Although it is understood that casualty numbers could increase if more people took an active travelling approach, this estimate is much lower than the direct projection of current casualties due to an effect known as Safety in Numbers (SiN). This is a widely-accepted phenomenon that observes the relationship between more cyclists on the roads and a reduced collision risk per cyclist. 

In addition, referencing the successes of other countries, along with various schemes in London, TRL claims it is possible to increase cycling, while decreasing casualties, by making changes to street design and infrastructure, as well as reviewing priority and liability laws.

Marcus Jones, Principal Consultant, Sustainable Mobility Group, TRL, commented: “It is easy to focus on the rise in predicted casualties and reconsider the merits of healthy mobility, when weighed against the seemingly unavoidable rise in casualties. But this doesn’t have to be the case. It is possible for healthy mobility and increased safety for vulnerable road users to co-exist.

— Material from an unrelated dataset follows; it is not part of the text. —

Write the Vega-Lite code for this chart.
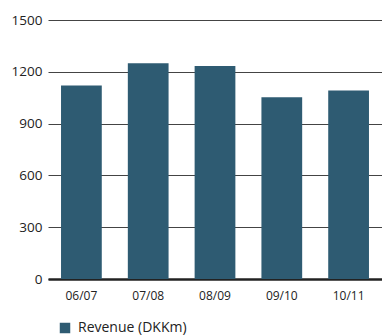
{
  "$schema": "https://vega.github.io/schema/vega-lite/v6.json",
  "width": 334,
  "height": 259,
  "autosize": {"type": "none"},
  "padding": {"left": 48, "top": 20, "right": 0, "bottom": 56},
  "background": "white",
  "config": {"view": {"stroke": null}, "font": "Open Sans"},
  "data": {
    "values": [
      {"year": "06/07", "revenue": 1120, "series": "Revenue (DKKm)"},
      {"year": "07/08", "revenue": 1250, "series": "Revenue (DKKm)"},
      {"year": "08/09", "revenue": 1233, "series": "Revenue (DKKm)"},
      {"year": "09/10", "revenue": 1053, "series": "Revenue (DKKm)"},
      {"year": "10/11", "revenue": 1092, "series": "Revenue (DKKm)"}
    ]
  },
  "mark": {"type": "bar"},
  "encoding": {
    "x": {
      "field": "year", "type": "nominal", "sort": null,
      "scale": {"paddingInner": 0.39, "paddingOuter": 0.195},
      "axis": {"title": null, "labelAngle": 0, "labelFontSize": 12, "labelColor": "#222",
               "domainColor": "#222", "domainWidth": 2.5, "ticks": false, "labelPadding": 11}
    },
    "y": {
      "field": "revenue", "type": "quantitative",
      "scale": {"domain": [0, 1500]},
      "axis": {"title": null, "values": [0, 300, 600, 900, 1200, 1500], "format": "d", "domain": false, "ticks": false,
               "labelFontSize": 13.5, "labelColor": "#222", "labelPadding": 6,
               "gridColor": "#444", "gridWidth": 1}
    },
    "color": {
      "field": "series", "type": "nominal",
      "scale": {"range": ["#2e5b72"]},
      "legend": {"title": null, "orient": "none", "legendX": 10, "legendY": 301,
                 "symbolType": "square", "symbolSize": 110, "symbolStrokeWidth": 0,
                 "labelFontSize": 14, "labelColor": "#222", "labelOffset": 6}
    }
  }
}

“Not only do we need to tackle attitudes in the UK, but we need to understand the successes of other countries, like the Netherlands and Denmark: the challenges they overcame, and how they adapted their cities to accommodate new designs, infrastructure, policies and initiatives in line with recent NICE recommendations. If we take a mobility-by-design approach that places safety at the centre of initiatives from the onset, we can reap the rewards of active travel, without compromising safety.”

Solutions put forward by TRL include reducing traffic speed by designing people-friendly streets, rather than retrofitting speed bumps; creating more space and segregation for cyclists, while maintaining priority and directness; introducing better crossing provision for pedestrians on busy roads, with improved waiting and crossing times at signalised crossings; changes to priority rules at side-road crossings for cyclists, supported by the design that reduced the speed of turning vehicles; and consideration of presumed liability laws, where motorised road users take greater responsibility for collisions with vulnerable road users.